First, there is the daunting task of picking (or choosing to not pick) a curriculum. Then there’s a schedule to make… and stick to. Oh, and when I started my homeschooling journey let me also add that I was on bed rest with a complicated pregnancy, had a very active almost 2-year-old son, and was trying to help my very reluctant teenage daughter get off to her first year of college 5 hours away from home. Needless to say, starting our homeschool was fraught with distractions.
Despite the distraction, I was determined to give it a try and we muddled through the first few months with a very relaxed attitude. Mostly we filled our days with a little schoolwork and a lot of free time. By December I knew we needed to buckle down and really get serious about this so I started insisting that we do work every day. My dear sweet princess had other ideas. She liked the free time a lot more than school time. We butt heads. A lot. I lost my temper daily. I threatened to quit and take her back to “real school” every day, sometimes several times a day. We got behind every day even though our school work should only have taken about an hour to finish. By the end of the “school year” we were both spent.

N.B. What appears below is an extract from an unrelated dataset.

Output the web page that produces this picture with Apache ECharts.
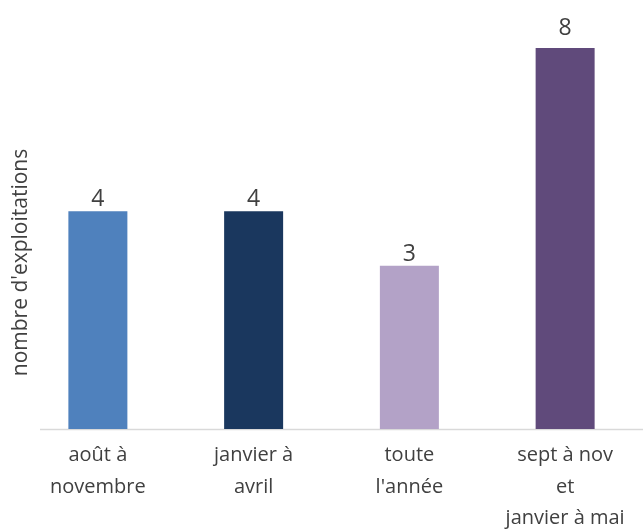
<!DOCTYPE html>
<html><head><meta charset="utf-8">
<script src="https://cdn.jsdelivr.net/npm/echarts@6/dist/echarts.min.js"></script>
<style>html,body{margin:0;padding:0;background:#fff}#c{width:643px;height:530px}</style>
</head><body><div id="c"></div>
<script>
var categories = ["août à\nnovembre", "janvier à\navril", "toute\nl'année", "sept à nov\net\njanvier à mai"];
var values = [4, 4, 3, 8];
var colors = ["#4F81BD", "#1A375E", "#B3A2C7", "#604A7B"];
var yName = "nombre d'exploitations";
var yMax = 7;

var chart = echarts.init(document.getElementById('c'), null, {renderer: 'canvas'});
var font = "'Open Sans', 'Noto Sans', sans-serif";
chart.setOption({
  animation: false,
  grid: {left: 20, right: 0, top: 48, bottom: 101, containLabel: false, outerBoundsMode: 'none'},
  graphic: [{
    type: 'line', z: 0,
    shape: {x1: 40, y1: 429.5, x2: 643, y2: 429.5},
    style: {stroke: '#D9D9D9', lineWidth: 1.5}
  }],
  xAxis: {
    type: 'category', data: categories,
    axisLine: {show: false}, axisTick: {show: false},
    axisLabel: {color: '#404040', fontSize: 20, fontFamily: font, lineHeight: 31.5, margin: 11, interval: 0}
  },
  yAxis: {
    type: 'value', min: 0, max: yMax,
    axisLine: {show: false}, axisTick: {show: false}, axisLabel: {show: false}, splitLine: {show: false},
    name: yName, nameLocation: 'middle', nameGap: -12, nameRotate: 90,
    nameTextStyle: {color: '#404040', fontSize: 21, fontFamily: font, padding: [0, 48, 0, 0]}
  },
  series: [{
    type: 'bar', barWidth: 59, clip: true,
    data: values.map(function (v, i) {
      var d = {value: v, itemStyle: {color: colors[i]}};
      if (v > yMax) d.label = {distance: 8};
      return d;
    }),
    label: {show: true, position: 'top', distance: 0, color: '#404040', fontSize: 23, fontFamily: font}
  }]
});
</script></body></html>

Then August came again. We had put 2 months between the end of the school year and the beginning of the next. I had given a lot more thought to how our school should be run, made a plan, changed my thinking, relaxed a little. And the beginning of this school year started out beautifully. We were staying on task and getting stuff done. Our school day was now taking a total of 2 hours, but we were getting it done and not getting behind.
Until… fall came and with it came the sniffles. My very active 2-year-old boy became an insanely active 3-year old that didn’t listen or mind or want to participate. My newborn baby that slept a lot became an active 1-year old that walked and wanted to be a part of things. And my sweet princess just wanted to play. By this past December, I was starting to dislike school again. We were getting behind again. We never got to do the fun stuff I planned.
So now we’re at the present. I was talking with a dear sweet friend of mine who just began her homeschooling journey with her 2 sons this year and she was saying how she wanted to quit every day and how she just didn’t enjoy homeschooling. She said she was going to quit after this year and maybe try again later. This made me think about how I’ve been feeling lately. Should I quit? Maybe this just doesn’t work for Sophia and me. Maybe instead of helping her stay ahead, I’m actually holding her back. Maybe, while I fight to teach her, my other two sweet littles are suffering from lack of attention. It’s hard to say I’m failing.
And then it hit me. Sure, I don’t love homeschooling. There aren’t those sweet beautiful moments with my kids where I look at them and think, “This is all worth it.” I’m not that kind of mom. But I am the kind of mom that realizes that while I don’t love it this year, I don’t hate it. My desire to quit is only about once a week now instead of every day. I have learned more this past year about my daughter and myself- how we learn, what we need to learn, and where we need to be going on this journey than I did last year or ever before. I already know how to improve for next year.
I think that homeschooling gets better. I think that each year I’m going to dislike it less and subsequently liking it more. It’s already happening. So I’m not failing. Oh, but wait a minute, what about my sweet princess you ask? Well, she never ever asks to go back to “real school.” In fact, she says she loves homeschool and wants to do it until high school. Is she learning? Yes. Last week my 2nd grader did her multiplication tables through 5’s, she can divide, she knows about the solar system and we read an entire book about Europe including the geography and government, she crocheted her sister a scarf for Christmas on her own by reading a pattern and teaching herself the afghan stitch and tunisian stitch, and she has yet to not make a perfect score on her spelling tests. We’ve read 15 classic children’s books so far this school year and she has read numerous books on her own. She still loves me and life and learning. So yeah. I’d say she’s not failing either. I think we’re actually succeeding at this homeschool thing and I’m actually looking forward to another year of it.